The Prince Regent and Mitchell River Important Bird Area is a 7333 km^{2} tract of land comprising several contiguous protected areas in the north-west Kimberley region of northern Western Australia. It includes the Mitchell Plateau.

==Description==
The site consists of the Prince Regent, the Mitchell River and Lawley River National Parks, and the Camp Creek and Laterite Conservation Parks. The climate is monsoonal; the average annual rainfall of over 1200 mm is the highest in the north-west Kimberley, sustaining the richest patches of rainforest in the region. Because it has not been stocked with cattle, which damage woodland habitats, riverine vegetation and alluvial flats, it carries relatively high densities of key bird species. Much of the country is rugged, constituted of Wunaamin Miliwundi sandstones.
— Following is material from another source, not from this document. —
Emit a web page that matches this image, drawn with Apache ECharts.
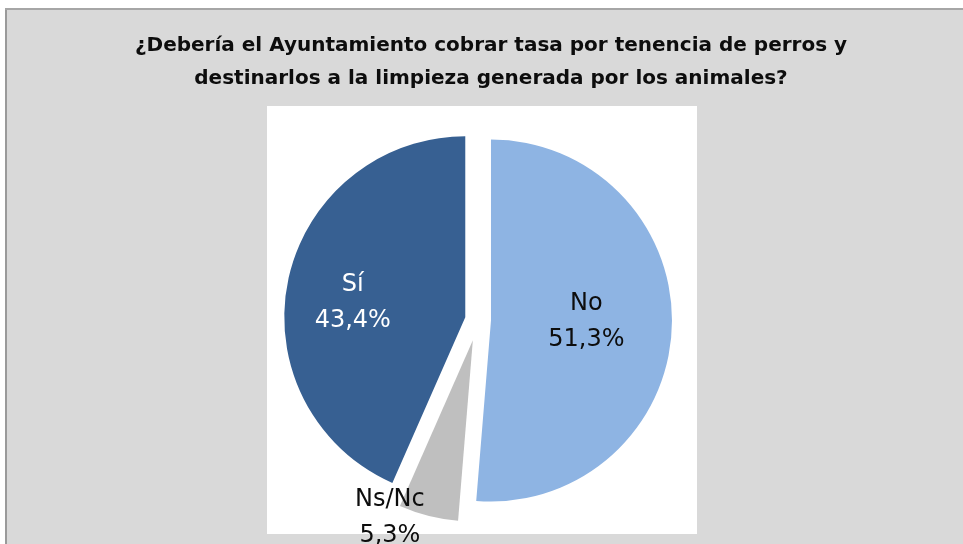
<!DOCTYPE html>
<html>
<head>
<meta charset="utf-8">
<title>Tasa por tenencia de perros</title>
<script src="https://cdn.jsdelivr.net/npm/echarts@6/dist/echarts.min.js"></script>
<style>
    html, body { margin: 0; padding: 0; background: #fff; }
    #pie_tasa_perros { width: 963px; height: 544px; }
</style>
</head>
<body>
<div id="pie_tasa_perros"></div>
<script>
// Chart data
// ------------------------------

var categories = ['No', 'Ns/Nc', 'Sí'];
var percentages = [51.3, 5.3, 43.4];
var sliceColors = ['#8EB4E3', '#BFBFBF', '#376092'];
var labelColors = ['#0d0d0d', '#0d0d0d', '#ffffff'];

var chartTitle = '¿Debería el Ayuntamiento cobrar tasa por tenencia de perros y\n' +
    'destinarlos a la limpieza generada por los animales?';


// Setup module
// ------------------------------

var EchartsPieTasaPerros = function() {

    // Label nudges (px) so labels sit where the original ones do
    var labelNudge = {
        'No': [2, -3],
        'Ns/Nc': [-60, 87],
        'Sí': [-21, 5]
    };

    var formatPct = function(v) {
        return v.toFixed(1).replace('.', ',') + '%';
    };

    // Build data for one pie layer; only the names in "visible" get drawn
    var buildData = function(visible) {
        return categories.map(function(name, i) {
            var shown = visible.indexOf(name) > -1;
            return {
                name: name,
                value: percentages[i],
                selected: true,
                itemStyle: {
                    color: shown ? sliceColors[i] : 'rgba(0,0,0,0)'
                },
                label: {
                    show: shown,
                    color: labelColors[i]
                }
            };
        });
    };

    var pieLayer = function(visible, offset) {
        return {
            type: 'pie',
            center: [478, 320],
            radius: 181,
            startAngle: 90,
            clockwise: true,
            selectedMode: 'multiple',
            selectedOffset: offset,
            silent: true,
            animation: false,
            label: {
                position: 'inside',
                fontFamily: 'DejaVu Sans, sans-serif',
                fontSize: 24,
                lineHeight: 36,
                formatter: function(p) {
                    return p.name + '\n' + formatPct(p.value);
                }
            },
            labelLine: { show: false },
            labelLayout: function(params) {
                var n = labelNudge[categories[params.dataIndex]];
                return { dx: n[0], dy: n[1] };
            },
            emphasis: { disabled: true },
            data: buildData(visible)
        };
    };

    var _pieTasaPerros = function() {
        if (typeof echarts == 'undefined') {
            console.warn('Warning - echarts.min.js is not loaded.');
            return;
        }

        var pie_element = document.getElementById('pie_tasa_perros');
        if (!pie_element) return;

        var pie_chart = echarts.init(pie_element);

        pie_chart.setOption({
            animation: false,

            // Chart frame: gray panel, left/top border, white plot area
            graphic: [
                {
                    type: 'rect',
                    z: -10,
                    shape: { x: 5, y: 8, width: 958, height: 536 },
                    style: { fill: '#D9D9D9' }
                },
                {
                    type: 'line',
                    z: -9,
                    shape: { x1: 6, y1: 8, x2: 6, y2: 544 },
                    style: { stroke: '#9a9a9a', lineWidth: 2 }
                },
                {
                    type: 'line',
                    z: -9,
                    shape: { x1: 5, y1: 9, x2: 963, y2: 9 },
                    style: { stroke: '#a6a6a6', lineWidth: 2 }
                },
                {
                    type: 'rect',
                    z: -8,
                    shape: { x: 267, y: 106, width: 430, height: 428 },
                    style: { fill: '#ffffff' }
                }
            ],

            // Title
            title: {
                text: chartTitle,
                left: 491,
                top: 29,
                padding: 0,
                textAlign: 'center',
                textStyle: {
                    fontFamily: 'DejaVu Sans, sans-serif',
                    fontSize: 20,
                    fontWeight: 'bold',
                    lineHeight: 33,
                    color: '#0d0d0d'
                }
            },

            // Two layers so Ns/Nc can be pulled out further than the rest
            series: [
                pieLayer(['No', 'Sí'], 13),
                pieLayer(['Ns/Nc'], 21)
            ]
        });

        window.addEventListener('resize', function() {
            pie_chart.resize();
        });
    };

    return {
        init: function() {
            _pieTasaPerros();
        }
    };
}();


// Initialize module
// ------------------------------

document.addEventListener('DOMContentLoaded', function() {
    EchartsPieTasaPerros.init();
});
</script>
</body>
</html>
The Mitchell Plateau is a bauxitic laterite plateau with Livistona palm forests. On the coast there are substantial areas of mangroves.

===Threats===
Threats to the area's biodiversity come from uncontrolled bushfires, feral animals (especially cats), and increasing numbers of wild cattle.

==Birds==
The site has been identified by BirdLife International as an Important Bird Area (IBA) because it supports the largest known population of the western subspecies of the partridge pigeon as well as chestnut rails, white-quilled rock-pigeons and rainbow pittas. It contains most of the world populations of black grasswrens and Kimberley honeyeaters. It also supports several species restricted to tropical savanna habitats, chestnut-backed buttonquails, varied lorikeets, northern rosellas, white-gaped, yellow-tinted, bar-breasted and banded honeyeaters, silver-crowned friarbirds, sandstone shrike-thrushes, white-browed robins, canary white-eyes, masked and long-tailed finches.

==Other animals==
The area is one of only two in Australia that retains a largely intact mammal fauna. It contains populations of golden bandicoots, golden-backed tree rats, scaly-tailed possums, monjons and Kimberley rock rats. The rich herpetofauna found in the many small rainforest patches includes endemic reptiles such as the rough-scaled python. There are several species of camaenid land snails.